JOB:
Leave the pictures out and write out exactly the lines from the top of the entries through the line containing "domainWidth=2.5, labelPadding=12, titlePadding=17)".

SUPPLIED DATA:
++++++++++++++++++++
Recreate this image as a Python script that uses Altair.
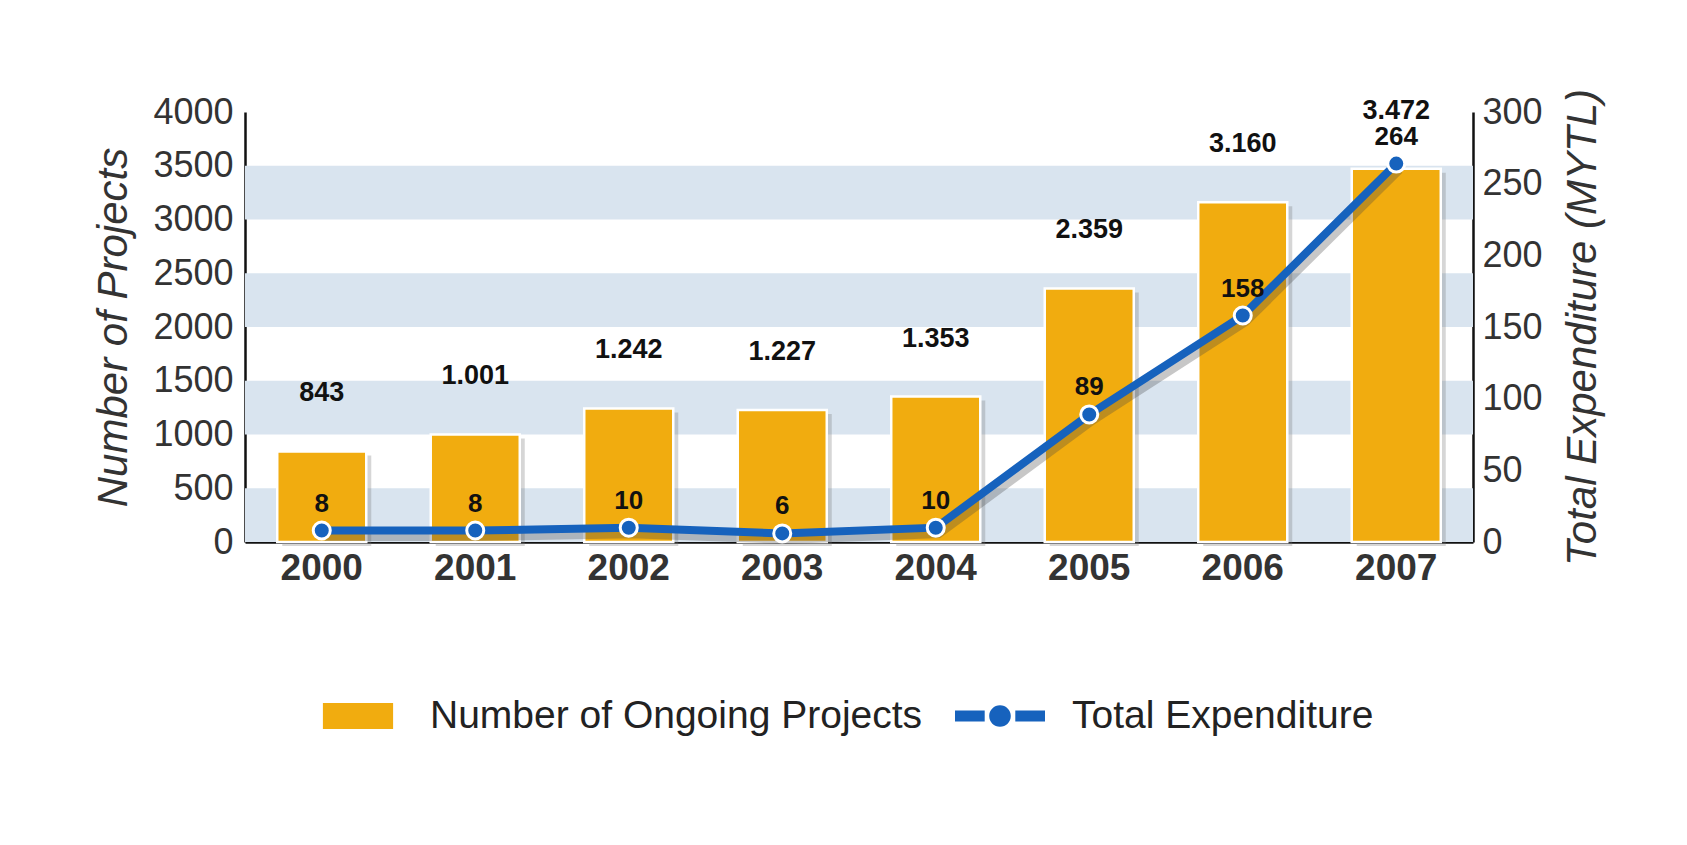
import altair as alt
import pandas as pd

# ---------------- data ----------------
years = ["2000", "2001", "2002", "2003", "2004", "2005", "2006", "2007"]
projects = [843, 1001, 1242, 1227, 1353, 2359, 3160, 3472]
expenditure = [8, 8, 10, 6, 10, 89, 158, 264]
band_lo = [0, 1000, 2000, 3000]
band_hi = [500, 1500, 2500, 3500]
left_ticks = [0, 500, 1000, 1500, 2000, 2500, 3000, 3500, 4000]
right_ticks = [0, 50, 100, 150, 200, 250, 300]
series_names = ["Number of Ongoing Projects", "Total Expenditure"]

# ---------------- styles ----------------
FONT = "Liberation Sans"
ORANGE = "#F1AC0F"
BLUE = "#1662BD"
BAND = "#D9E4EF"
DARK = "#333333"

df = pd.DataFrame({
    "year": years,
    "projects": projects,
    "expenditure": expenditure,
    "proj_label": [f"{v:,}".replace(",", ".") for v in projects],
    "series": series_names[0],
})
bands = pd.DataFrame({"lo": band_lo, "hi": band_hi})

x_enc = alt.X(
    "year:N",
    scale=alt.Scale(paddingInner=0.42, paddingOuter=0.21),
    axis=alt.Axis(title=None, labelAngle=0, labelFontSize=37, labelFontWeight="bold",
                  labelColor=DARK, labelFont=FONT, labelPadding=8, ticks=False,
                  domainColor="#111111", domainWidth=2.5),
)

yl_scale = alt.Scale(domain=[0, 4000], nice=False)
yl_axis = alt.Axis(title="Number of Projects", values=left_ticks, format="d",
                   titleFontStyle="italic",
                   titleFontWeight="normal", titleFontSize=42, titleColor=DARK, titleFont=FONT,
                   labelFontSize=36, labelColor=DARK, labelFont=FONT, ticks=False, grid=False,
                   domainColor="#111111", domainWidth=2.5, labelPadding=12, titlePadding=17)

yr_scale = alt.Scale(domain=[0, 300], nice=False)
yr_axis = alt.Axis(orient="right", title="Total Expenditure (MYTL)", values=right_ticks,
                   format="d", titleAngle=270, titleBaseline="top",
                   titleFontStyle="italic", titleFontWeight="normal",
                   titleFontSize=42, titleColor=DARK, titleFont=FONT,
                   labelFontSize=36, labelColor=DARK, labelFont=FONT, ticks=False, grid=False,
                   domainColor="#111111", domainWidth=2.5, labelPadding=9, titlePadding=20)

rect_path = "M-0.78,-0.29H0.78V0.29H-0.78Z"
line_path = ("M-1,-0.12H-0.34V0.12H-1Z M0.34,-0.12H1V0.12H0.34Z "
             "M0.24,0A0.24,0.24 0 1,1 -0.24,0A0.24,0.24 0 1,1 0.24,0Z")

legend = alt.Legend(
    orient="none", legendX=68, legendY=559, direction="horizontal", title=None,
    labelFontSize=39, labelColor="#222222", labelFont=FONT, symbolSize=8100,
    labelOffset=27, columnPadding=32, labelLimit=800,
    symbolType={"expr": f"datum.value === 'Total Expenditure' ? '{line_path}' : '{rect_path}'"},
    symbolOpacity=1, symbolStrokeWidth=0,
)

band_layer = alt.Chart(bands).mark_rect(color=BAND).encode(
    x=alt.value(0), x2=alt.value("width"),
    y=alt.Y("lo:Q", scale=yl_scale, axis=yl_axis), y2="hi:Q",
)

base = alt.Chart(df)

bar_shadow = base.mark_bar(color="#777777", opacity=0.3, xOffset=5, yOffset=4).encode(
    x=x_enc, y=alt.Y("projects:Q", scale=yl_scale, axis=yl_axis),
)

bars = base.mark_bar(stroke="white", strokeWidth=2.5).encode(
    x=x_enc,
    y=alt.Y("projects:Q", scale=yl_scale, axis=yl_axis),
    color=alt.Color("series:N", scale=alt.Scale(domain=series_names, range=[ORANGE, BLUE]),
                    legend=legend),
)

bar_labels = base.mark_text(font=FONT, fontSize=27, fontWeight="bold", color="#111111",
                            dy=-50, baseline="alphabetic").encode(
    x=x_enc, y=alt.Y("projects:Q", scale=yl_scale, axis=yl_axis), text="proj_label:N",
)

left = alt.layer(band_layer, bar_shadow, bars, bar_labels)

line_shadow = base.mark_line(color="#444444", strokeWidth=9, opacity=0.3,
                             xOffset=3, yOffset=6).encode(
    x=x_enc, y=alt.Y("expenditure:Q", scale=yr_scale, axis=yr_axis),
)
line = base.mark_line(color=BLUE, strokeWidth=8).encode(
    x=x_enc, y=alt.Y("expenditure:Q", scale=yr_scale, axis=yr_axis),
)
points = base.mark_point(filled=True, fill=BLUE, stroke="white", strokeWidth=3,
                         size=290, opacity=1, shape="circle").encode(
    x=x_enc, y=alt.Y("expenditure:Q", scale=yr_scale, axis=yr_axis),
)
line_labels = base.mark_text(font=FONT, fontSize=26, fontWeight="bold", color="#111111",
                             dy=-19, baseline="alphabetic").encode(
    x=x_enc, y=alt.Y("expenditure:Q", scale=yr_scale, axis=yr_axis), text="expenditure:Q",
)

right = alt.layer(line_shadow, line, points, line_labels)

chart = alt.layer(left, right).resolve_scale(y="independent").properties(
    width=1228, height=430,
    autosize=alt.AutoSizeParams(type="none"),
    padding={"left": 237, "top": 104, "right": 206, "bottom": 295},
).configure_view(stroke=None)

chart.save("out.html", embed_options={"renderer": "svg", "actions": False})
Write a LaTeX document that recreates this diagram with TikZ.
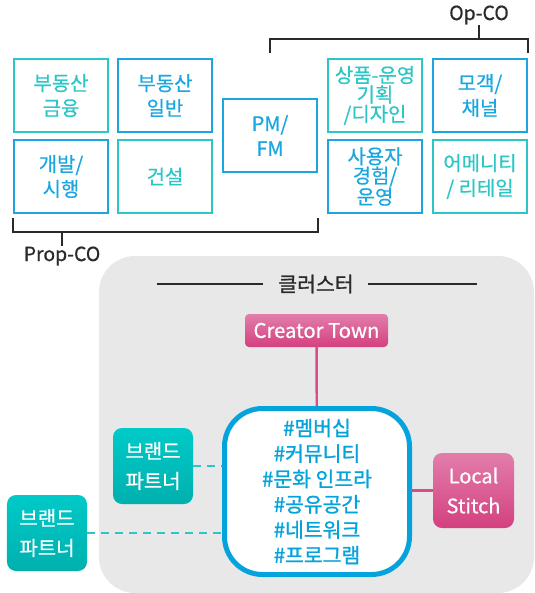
++++++++++++++++++++
CORRECT ANSWER:
Recreate this image as a Python script that uses Altair.
import altair as alt
import pandas as pd

# ---------------- data ----------------
years = ["2000", "2001", "2002", "2003", "2004", "2005", "2006", "2007"]
projects = [843, 1001, 1242, 1227, 1353, 2359, 3160, 3472]
expenditure = [8, 8, 10, 6, 10, 89, 158, 264]
band_lo = [0, 1000, 2000, 3000]
band_hi = [500, 1500, 2500, 3500]
left_ticks = [0, 500, 1000, 1500, 2000, 2500, 3000, 3500, 4000]
right_ticks = [0, 50, 100, 150, 200, 250, 300]
series_names = ["Number of Ongoing Projects", "Total Expenditure"]

# ---------------- styles ----------------
FONT = "Liberation Sans"
ORANGE = "#F1AC0F"
BLUE = "#1662BD"
BAND = "#D9E4EF"
DARK = "#333333"

df = pd.DataFrame({
    "year": years,
    "projects": projects,
    "expenditure": expenditure,
    "proj_label": [f"{v:,}".replace(",", ".") for v in projects],
    "series": series_names[0],
})
bands = pd.DataFrame({"lo": band_lo, "hi": band_hi})

x_enc = alt.X(
    "year:N",
    scale=alt.Scale(paddingInner=0.42, paddingOuter=0.21),
    axis=alt.Axis(title=None, labelAngle=0, labelFontSize=37, labelFontWeight="bold",
                  labelColor=DARK, labelFont=FONT, labelPadding=8, ticks=False,
                  domainColor="#111111", domainWidth=2.5),
)

yl_scale = alt.Scale(domain=[0, 4000], nice=False)
yl_axis = alt.Axis(title="Number of Projects", values=left_ticks, format="d",
                   titleFontStyle="italic",
                   titleFontWeight="normal", titleFontSize=42, titleColor=DARK, titleFont=FONT,
                   labelFontSize=36, labelColor=DARK, labelFont=FONT, ticks=False, grid=False,
                   domainColor="#111111", domainWidth=2.5, labelPadding=12, titlePadding=17)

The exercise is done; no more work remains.